Some say volatility, rather than debt, is the best way to think about risk as an investor, but Warren Buffett famously said that ‘Volatility is far from synonymous with risk.’ When we think about how risky a company is, we always like to look at its use of debt, since debt overload can lead to ruin. We note that NeoGenomics, Inc. (NASDAQ:NEO) does have debt on its balance sheet. But is this debt a concern to shareholders?
Why Does Debt Bring Risk?
Debt is a tool to help businesses grow, but if a business is incapable of paying off its lenders, then it exists at their mercy. In the worst case scenario, a company can go bankrupt if it cannot pay its creditors. While that is not too common, we often do see indebted companies permanently diluting shareholders because lenders force them to raise capital at a distressed price. Of course, the upside of debt is that it often represents cheap capital, especially when it replaces dilution in a company with the ability to reinvest at high rates of return. The first step when considering a company’s debt levels is to consider its cash and debt together.

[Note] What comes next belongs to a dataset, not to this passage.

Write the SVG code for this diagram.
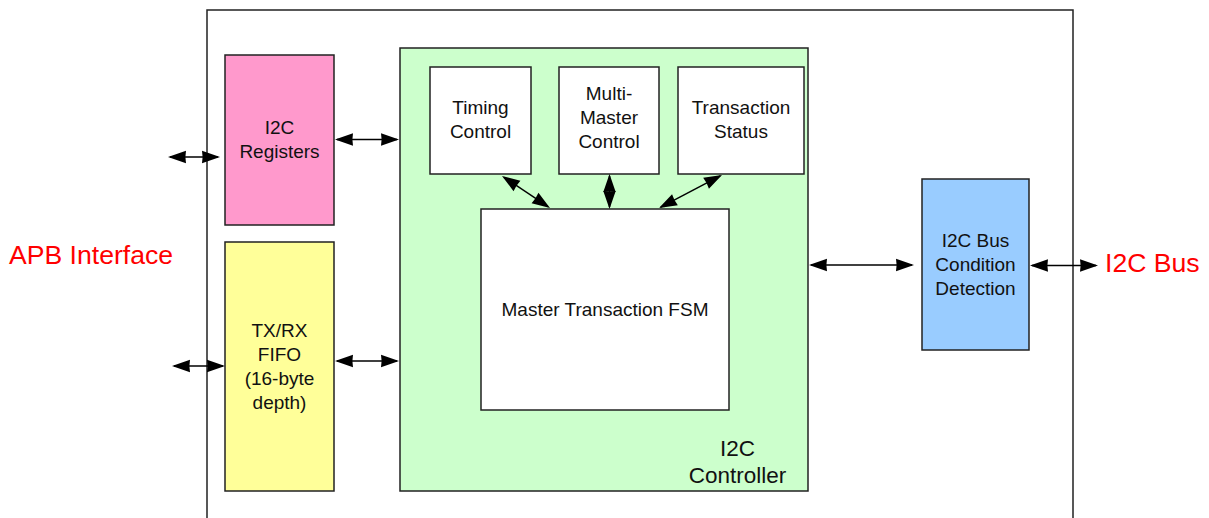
<svg xmlns="http://www.w3.org/2000/svg" xmlns:xlink="http://www.w3.org/1999/xlink" width="1209" height="518" viewBox="0 0 1209 518">
  <style>
    .box { stroke: #222; stroke-width: 1.5; }
    .lbl { font-family: "Liberation Sans", Arial, sans-serif; font-size: 19px; fill: #111; text-anchor: middle; }
    .big { font-family: "Liberation Sans", Arial, sans-serif; font-size: 26.6px; fill: #ff0000; }
    .ctl { font-family: "Liberation Sans", Arial, sans-serif; font-size: 22.5px; fill: #111; text-anchor: middle; }
    .wire { stroke: #000; stroke-width: 1.5; fill: none; }
    .tip { fill: #000; }
  </style>
  <defs>
    <!-- solid arrowhead with its point at the origin, facing +x -->
    <path id="tip" d="M0,0 L-18,-6.2 L-17.4,0 L-18,6.2 Z"/>
  </defs>

  <rect width="1209" height="518" fill="#fff"/>

  <!-- chip boundary, open at the bottom -->
  <g id="chip">
    <path d="M207,518 V10 H1073 V518" fill="none" stroke="#222" stroke-width="1.5"/>
  </g>

  <g id="apb-label"><text class="big" x="9" y="264">APB Interface</text></g>
  <g id="bus-label"><text class="big" x="1105" y="271.5">I2C Bus</text></g>

  <g id="registers">
    <rect class="box" x="225" y="55" width="109" height="170" fill="#ff99cc"/>
    <text class="lbl" x="279.5" y="134">I2C</text>
    <text class="lbl" x="279.5" y="158">Registers</text>
  </g>

  <g id="fifo">
    <rect class="box" x="225" y="242" width="109" height="249" fill="#ffff99"/>
    <text class="lbl" x="279.5" y="337">TX/RX</text>
    <text class="lbl" x="279.5" y="361">FIFO</text>
    <text class="lbl" x="279.5" y="385">(16-byte</text>
    <text class="lbl" x="279.5" y="409">depth)</text>
  </g>

  <g id="controller">
    <rect class="box" x="400" y="48" width="408" height="443" fill="#ccffcc"/>
    <text class="ctl" x="737.5" y="456">I2C</text>
    <text class="ctl" x="737.5" y="483">Controller</text>
  </g>

  <g id="timing">
    <rect class="box" x="430" y="67" width="101" height="107" fill="#fff"/>
    <text class="lbl" x="480.5" y="114">Timing</text>
    <text class="lbl" x="480.5" y="138">Control</text>
  </g>

  <g id="multimaster">
    <rect class="box" x="559" y="67" width="100" height="107" fill="#fff"/>
    <text class="lbl" x="609" y="100">Multi-</text>
    <text class="lbl" x="609" y="124">Master</text>
    <text class="lbl" x="609" y="148">Control</text>
  </g>

  <g id="status">
    <rect class="box" x="678" y="67" width="126" height="107" fill="#fff"/>
    <text class="lbl" x="741" y="114">Transaction</text>
    <text class="lbl" x="741" y="138">Status</text>
  </g>

  <g id="fsm">
    <rect class="box" x="481" y="209" width="248" height="201" fill="#fff"/>
    <text class="lbl" x="605" y="316">Master Transaction FSM</text>
  </g>

  <g id="condition">
    <rect class="box" x="922" y="179" width="107" height="171" fill="#99ccff"/>
    <text class="lbl" x="975.5" y="247">I2C Bus</text>
    <text class="lbl" x="975.5" y="271">Condition</text>
    <text class="lbl" x="975.5" y="295">Detection</text>
  </g>

  <!-- bidirectional wires: a shaft plus an arrowhead at each end -->
  <g id="connectors">
    <g id="apb-registers">
      <line class="wire" x1="170" y1="157" x2="218" y2="157"/>
      <use class="tip" xlink:href="#tip" href="#tip" transform="translate(168,157) rotate(180)"/>
      <use class="tip" xlink:href="#tip" href="#tip" transform="translate(220,157)"/>
    </g>
    <g id="apb-fifo">
      <line class="wire" x1="174" y1="366" x2="223" y2="366"/>
      <use class="tip" xlink:href="#tip" href="#tip" transform="translate(172,366) rotate(180)"/>
      <use class="tip" xlink:href="#tip" href="#tip" transform="translate(225,366)"/>
    </g>
    <g id="registers-controller">
      <line class="wire" x1="337" y1="139.5" x2="397" y2="139.5"/>
      <use class="tip" xlink:href="#tip" href="#tip" transform="translate(335,139.5) rotate(180)"/>
      <use class="tip" xlink:href="#tip" href="#tip" transform="translate(399,139.5)"/>
    </g>
    <g id="fifo-controller">
      <line class="wire" x1="337" y1="361" x2="397" y2="361"/>
      <use class="tip" xlink:href="#tip" href="#tip" transform="translate(335,361) rotate(180)"/>
      <use class="tip" xlink:href="#tip" href="#tip" transform="translate(399,361)"/>
    </g>
    <g id="controller-condition">
      <line class="wire" x1="811" y1="265" x2="912" y2="265"/>
      <use class="tip" xlink:href="#tip" href="#tip" transform="translate(809,265) rotate(180)"/>
      <use class="tip" xlink:href="#tip" href="#tip" transform="translate(914,265)"/>
    </g>
    <g id="condition-bus">
      <line class="wire" x1="1032" y1="265.5" x2="1096" y2="265.5"/>
      <use class="tip" xlink:href="#tip" href="#tip" transform="translate(1030,265.5) rotate(180)"/>
      <use class="tip" xlink:href="#tip" href="#tip" transform="translate(1098,265.5)"/>
    </g>
    <g id="timing-fsm">
      <line class="wire" x1="504" y1="177.3" x2="548" y2="206.7"/>
      <use class="tip" xlink:href="#tip" href="#tip" transform="translate(502,176) rotate(213.69)"/>
      <use class="tip" xlink:href="#tip" href="#tip" transform="translate(550,208) rotate(33.69)"/>
    </g>
    <g id="multimaster-fsm">
      <line class="wire" x1="609.5" y1="176" x2="609.5" y2="207"/>
      <use class="tip" xlink:href="#tip" href="#tip" transform="translate(609.5,174) rotate(-90)"/>
      <use class="tip" xlink:href="#tip" href="#tip" transform="translate(609.5,209) rotate(90)"/>
    </g>
    <g id="status-fsm">
      <line class="wire" x1="720.2" y1="175.9" x2="660.8" y2="207.1"/>
      <use class="tip" xlink:href="#tip" href="#tip" transform="translate(722,175) rotate(-27.65)"/>
      <use class="tip" xlink:href="#tip" href="#tip" transform="translate(659,208) rotate(152.35)"/>
    </g>
  </g>
</svg>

How Much Debt Does NeoGenomics Carry?
You can click the graphic below for the historical numbers, but it shows that as of September 2021 NeoGenomics had US$533.5m of debt, an increase on US$171.5m, over one year. However, its balance sheet shows it holds US$542.7m in cash, so it actually has US$9.21m net cash.

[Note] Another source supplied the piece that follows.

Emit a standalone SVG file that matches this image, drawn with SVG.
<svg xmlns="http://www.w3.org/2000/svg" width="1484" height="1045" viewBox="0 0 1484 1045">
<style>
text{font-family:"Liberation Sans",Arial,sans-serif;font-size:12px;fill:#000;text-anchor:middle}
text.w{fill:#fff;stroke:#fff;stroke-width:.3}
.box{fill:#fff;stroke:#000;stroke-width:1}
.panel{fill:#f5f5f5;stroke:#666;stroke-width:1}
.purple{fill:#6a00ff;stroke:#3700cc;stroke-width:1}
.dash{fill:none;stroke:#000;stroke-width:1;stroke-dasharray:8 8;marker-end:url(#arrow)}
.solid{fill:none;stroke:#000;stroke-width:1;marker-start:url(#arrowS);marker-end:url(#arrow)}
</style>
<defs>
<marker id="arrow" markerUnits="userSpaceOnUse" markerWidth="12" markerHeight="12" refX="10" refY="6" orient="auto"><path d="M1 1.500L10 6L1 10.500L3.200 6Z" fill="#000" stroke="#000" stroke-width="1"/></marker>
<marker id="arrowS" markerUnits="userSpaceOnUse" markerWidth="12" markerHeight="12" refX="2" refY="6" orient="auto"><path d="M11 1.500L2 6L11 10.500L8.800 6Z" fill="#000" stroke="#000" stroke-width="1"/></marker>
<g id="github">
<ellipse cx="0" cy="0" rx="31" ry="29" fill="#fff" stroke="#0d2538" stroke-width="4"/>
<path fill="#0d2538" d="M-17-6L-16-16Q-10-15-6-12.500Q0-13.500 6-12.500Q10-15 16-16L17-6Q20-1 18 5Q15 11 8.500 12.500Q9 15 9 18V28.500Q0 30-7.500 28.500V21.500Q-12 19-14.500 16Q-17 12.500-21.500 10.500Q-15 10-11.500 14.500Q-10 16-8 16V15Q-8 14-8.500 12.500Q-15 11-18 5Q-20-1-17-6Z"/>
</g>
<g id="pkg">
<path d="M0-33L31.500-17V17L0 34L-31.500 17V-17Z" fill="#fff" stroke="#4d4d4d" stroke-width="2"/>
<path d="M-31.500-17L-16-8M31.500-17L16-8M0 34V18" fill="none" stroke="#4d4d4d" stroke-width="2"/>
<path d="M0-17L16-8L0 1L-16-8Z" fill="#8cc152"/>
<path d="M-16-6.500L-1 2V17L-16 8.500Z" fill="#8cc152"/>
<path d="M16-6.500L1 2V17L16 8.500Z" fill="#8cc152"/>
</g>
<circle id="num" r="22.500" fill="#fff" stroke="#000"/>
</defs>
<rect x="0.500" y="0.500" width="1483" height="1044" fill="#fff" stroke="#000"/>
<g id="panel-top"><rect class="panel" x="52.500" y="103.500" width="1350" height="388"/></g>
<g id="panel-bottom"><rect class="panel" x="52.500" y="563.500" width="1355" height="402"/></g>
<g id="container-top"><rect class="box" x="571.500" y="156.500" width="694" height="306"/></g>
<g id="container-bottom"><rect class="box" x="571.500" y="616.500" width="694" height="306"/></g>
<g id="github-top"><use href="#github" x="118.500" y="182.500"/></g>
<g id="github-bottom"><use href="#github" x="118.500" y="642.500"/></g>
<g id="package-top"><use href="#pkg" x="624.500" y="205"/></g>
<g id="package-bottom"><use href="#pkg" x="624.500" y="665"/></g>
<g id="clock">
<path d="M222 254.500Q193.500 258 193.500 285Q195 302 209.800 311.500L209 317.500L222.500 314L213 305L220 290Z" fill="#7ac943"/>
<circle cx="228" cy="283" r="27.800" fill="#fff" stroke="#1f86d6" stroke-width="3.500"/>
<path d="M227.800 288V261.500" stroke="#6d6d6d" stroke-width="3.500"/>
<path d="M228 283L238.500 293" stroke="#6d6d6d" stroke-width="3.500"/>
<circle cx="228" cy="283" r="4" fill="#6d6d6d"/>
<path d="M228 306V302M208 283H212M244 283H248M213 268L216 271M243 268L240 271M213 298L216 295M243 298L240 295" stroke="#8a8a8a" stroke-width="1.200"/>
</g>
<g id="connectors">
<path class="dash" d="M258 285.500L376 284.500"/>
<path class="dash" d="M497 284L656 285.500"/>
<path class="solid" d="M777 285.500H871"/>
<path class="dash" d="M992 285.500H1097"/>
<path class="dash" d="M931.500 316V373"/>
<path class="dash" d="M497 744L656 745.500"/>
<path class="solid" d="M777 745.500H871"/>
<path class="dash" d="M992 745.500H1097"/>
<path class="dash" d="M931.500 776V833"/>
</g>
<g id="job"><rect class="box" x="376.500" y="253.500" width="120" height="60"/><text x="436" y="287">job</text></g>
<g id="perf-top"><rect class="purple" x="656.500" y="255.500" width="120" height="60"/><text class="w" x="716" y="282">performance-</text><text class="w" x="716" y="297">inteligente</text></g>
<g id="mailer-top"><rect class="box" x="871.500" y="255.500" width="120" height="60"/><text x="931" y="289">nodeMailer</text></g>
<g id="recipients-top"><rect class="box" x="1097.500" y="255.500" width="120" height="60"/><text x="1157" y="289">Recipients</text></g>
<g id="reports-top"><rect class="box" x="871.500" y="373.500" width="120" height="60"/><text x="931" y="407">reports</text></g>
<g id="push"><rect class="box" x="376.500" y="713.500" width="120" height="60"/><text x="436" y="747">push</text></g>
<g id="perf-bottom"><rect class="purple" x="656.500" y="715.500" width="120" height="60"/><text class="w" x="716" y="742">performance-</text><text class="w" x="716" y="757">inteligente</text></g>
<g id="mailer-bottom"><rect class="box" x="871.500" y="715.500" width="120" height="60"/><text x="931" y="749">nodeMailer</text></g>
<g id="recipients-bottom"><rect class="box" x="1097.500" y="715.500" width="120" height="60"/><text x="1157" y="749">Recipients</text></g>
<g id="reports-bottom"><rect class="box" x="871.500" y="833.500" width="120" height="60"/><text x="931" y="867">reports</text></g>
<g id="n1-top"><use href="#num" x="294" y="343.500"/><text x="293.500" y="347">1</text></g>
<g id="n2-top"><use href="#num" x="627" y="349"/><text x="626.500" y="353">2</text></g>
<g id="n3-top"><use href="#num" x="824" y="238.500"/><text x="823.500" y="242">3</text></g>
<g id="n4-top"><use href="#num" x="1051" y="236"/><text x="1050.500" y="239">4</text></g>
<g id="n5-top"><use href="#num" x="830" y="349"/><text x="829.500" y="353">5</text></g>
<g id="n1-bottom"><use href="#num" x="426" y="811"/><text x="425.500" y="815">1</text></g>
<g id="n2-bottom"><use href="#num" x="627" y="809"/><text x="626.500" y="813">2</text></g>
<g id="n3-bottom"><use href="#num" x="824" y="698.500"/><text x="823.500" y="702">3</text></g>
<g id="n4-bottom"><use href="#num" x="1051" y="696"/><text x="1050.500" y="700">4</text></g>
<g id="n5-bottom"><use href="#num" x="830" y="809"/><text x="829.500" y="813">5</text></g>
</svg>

A Look At NeoGenomics’ Liabilities
Zooming in on the latest balance sheet data, we can see that NeoGenomics had liabilities of US$92.7m due within 12 months and liabilities of US$676.4m due beyond that. On the other hand, it had cash of US$542.7m and US$107.4m worth of receivables due within a year. So its liabilities outweigh the sum of its cash and (near-term) receivables by US$119.1m.
Given NeoGenomics has a market capitalization of US$3.58b, it’s hard to believe these liabilities pose much threat. But there are sufficient liabilities that we would certainly recommend shareholders continue to monitor the balance sheet, going forward. While it does have liabilities worth noting, NeoGenomics also has more cash than debt, so we’re pretty confident it can manage its debt safely. When analysing debt levels, the balance sheet is the obvious place to start. But ultimately the future profitability of the business will decide if NeoGenomics can strengthen its balance sheet over time.
In the last year NeoGenomics wasn’t profitable at an EBIT level, but managed to grow its revenue by 14%, to US$485m. That rate of growth is a bit slow for our taste, but it takes all types to make a world.
So How Risky Is NeoGenomics?
While NeoGenomics lost money on an earnings before interest and tax (EBIT) level, it actually booked a paper profit of US$49m. So when you consider it has net cash, along with the statutory profit, the stock probably isn’t as risky as it might seem, at least in the short term. With revenue growth uninspiring, we’d really need to see some positive EBIT before mustering much enthusiasm for this business. The balance sheet is clearly the area to focus on when you are analysing debt.